# Short exercise
Below are the records. Retype, exactly, the lines from the first through the line with "ax = fig.add_axes([67", and leave out the pictures.

# Record excerpts

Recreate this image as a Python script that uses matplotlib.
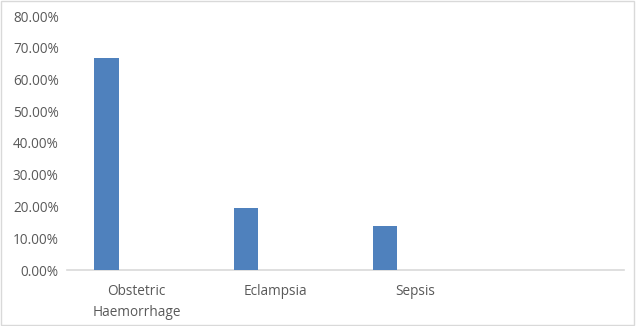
import numpy as np
import matplotlib
matplotlib.use('Agg')
import matplotlib.pyplot as plt
from matplotlib.ticker import PercentFormatter
from matplotlib.patches import Rectangle

# data
categories = ['Obstetric\nHaemorrhage', 'Eclampsia', 'Sepsis', '']
values = [66.67, 19.44, 13.89]
yticks = np.arange(0, 81, 10)

text_col = '#595959'
line_col = '#d9d9d9'
bar_col = '#4f81bd'

plt.rcParams['font.family'] = ['Open Sans', 'DejaVu Sans']

fig = plt.figure(figsize=(6.37, 3.26), dpi=100)
ax = fig.add_axes([67 / 637, 1 - 270 / 326, (624 - 67) / 637, (270 - 16) / 326])

# bars sit to the left of each category centre (empty second series)
x = np.arange(len(values))
ax.bar(x - 0.215, values, width=0.176, color=bar_col, zorder=3)

ax.set_xlim(-0.5, len(categories) - 0.5)
ax.set_ylim(0, 80)
ax.set_yticks(yticks)
ax.yaxis.set_major_formatter(PercentFormatter(decimals=2))
ax.set_xticks(np.arange(len(categories)))
ax.set_xticklabels(categories)

for s in ['top', 'right', 'left']:
    ax.spines[s].set_visible(False)
ax.spines['bottom'].set_color(line_col)
ax.spines['bottom'].set_linewidth(1.2)
ax.tick_params(length=0, colors=text_col)
ax.tick_params(axis='x', pad=10, labelsize=9.8)
ax.tick_params(axis='y', pad=6, labelsize=9.8)
for lbl in ax.get_xticklabels():
    lbl.set_linespacing(1.6)

# light border round the whole chart
fig.patches.append(Rectangle((0.002, 0.003), 0.994, 0.994, transform=fig.transFigure,
                             fill=False, edgecolor=line_col, linewidth=1))

fig.savefig('out.png', dpi=100)
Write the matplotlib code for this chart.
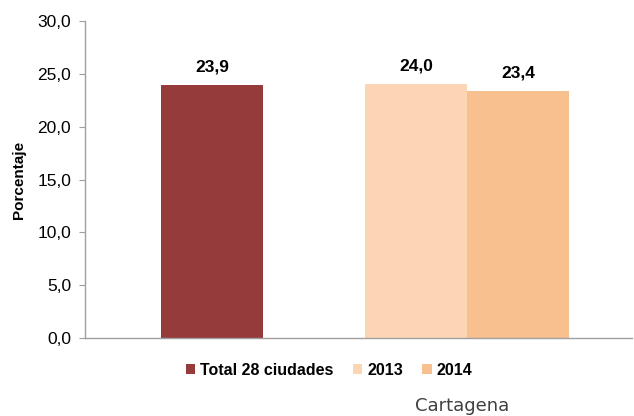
import matplotlib
matplotlib.use("Agg")
import matplotlib.pyplot as plt
from matplotlib.patches import Patch

# data
series = ["Total 28 ciudades", "2013", "2014"]
values = [23.9, 24.0, 23.4]
colors = ["#953b3b", "#fcd5b4", "#f9c08f"]
yticks = [0, 5, 10, 15, 20, 25, 30]
city = "Cartagena"

plt.rcParams['font.family'] = ['Liberation Sans', 'DejaVu Sans']

fig = plt.figure(figsize=(6.34, 4.16), dpi=100)
ax = fig.add_axes([0.134, 0.1875, 0.863, 0.762])

# bar positions: total on its own, city years side by side
positions = [0, 2.0, 3.0]
width = 1.0
bars = ax.bar(positions, values, width=width, color=colors, edgecolor="none")

for bar, v in zip(bars, values):
    ax.text(bar.get_x() + bar.get_width() / 2, v + 1.0, f"{v:.1f}".replace(".", ","),
            ha="center", va="bottom", fontsize=12.5, fontweight="bold")

ax.set_xlim(-1.245, 4.12)
ax.set_ylim(0, 30)
ax.set_yticks(yticks)
ax.set_yticklabels([f"{t:.1f}".replace(".", ",") for t in yticks], fontsize=12.5)
ax.set_xticks([])
ax.set_ylabel("Porcentaje", fontsize=11, fontweight="bold", labelpad=8)

for s in ["top", "right"]:
    ax.spines[s].set_visible(False)
for s in ["left", "bottom"]:
    ax.spines[s].set_color("#a0a0a0")
    ax.spines[s].set_linewidth(1.0)
ax.tick_params(axis="y", color="#a0a0a0", length=4, pad=6)

handles = [Patch(facecolor=c, edgecolor="none") for c in colors]
fig.legend(handles, series, loc="center", bbox_to_anchor=(0.519, 0.11), ncol=3,
           frameon=False, prop={"weight": "bold", "size": 11.5},
           handlelength=0.6, handleheight=0.6, handletextpad=0.3, columnspacing=1.2)

fig.text(0.729, 0.025, city, ha="center", va="center", fontsize=13,
         color="#404040", family=["DejaVu Sans"])

fig.savefig("out.png", dpi=100)
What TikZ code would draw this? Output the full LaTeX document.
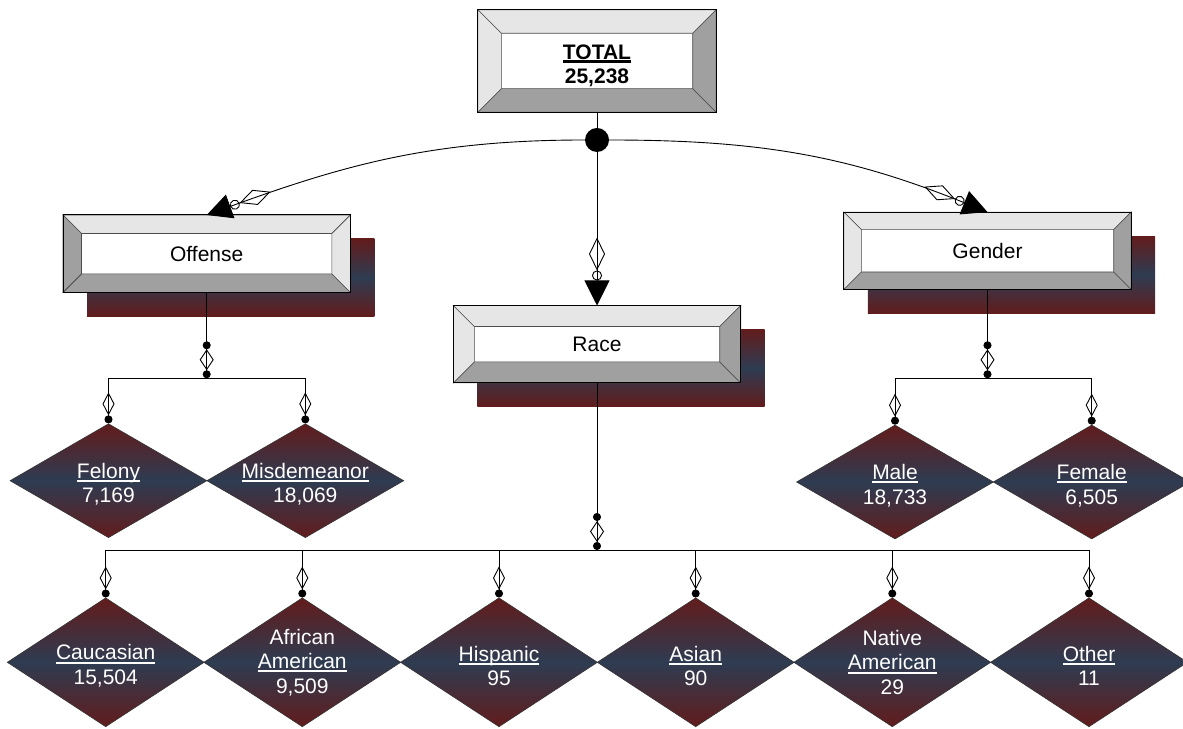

# Result
Recreate this image as a Python script that uses matplotlib.
import numpy as np
import matplotlib
matplotlib.use('Agg')
import matplotlib.pyplot as plt
from matplotlib.ticker import PercentFormatter
from matplotlib.patches import Rectangle

# data
categories = ['Obstetric\nHaemorrhage', 'Eclampsia', 'Sepsis', '']
values = [66.67, 19.44, 13.89]
yticks = np.arange(0, 81, 10)

text_col = '#595959'
line_col = '#d9d9d9'
bar_col = '#4f81bd'

plt.rcParams['font.family'] = ['Open Sans', 'DejaVu Sans']

fig = plt.figure(figsize=(6.37, 3.26), dpi=100)
ax = fig.add_axes([67 / 637, 1 - 270 / 326, (624 - 67) / 637, (270 - 16) / 326])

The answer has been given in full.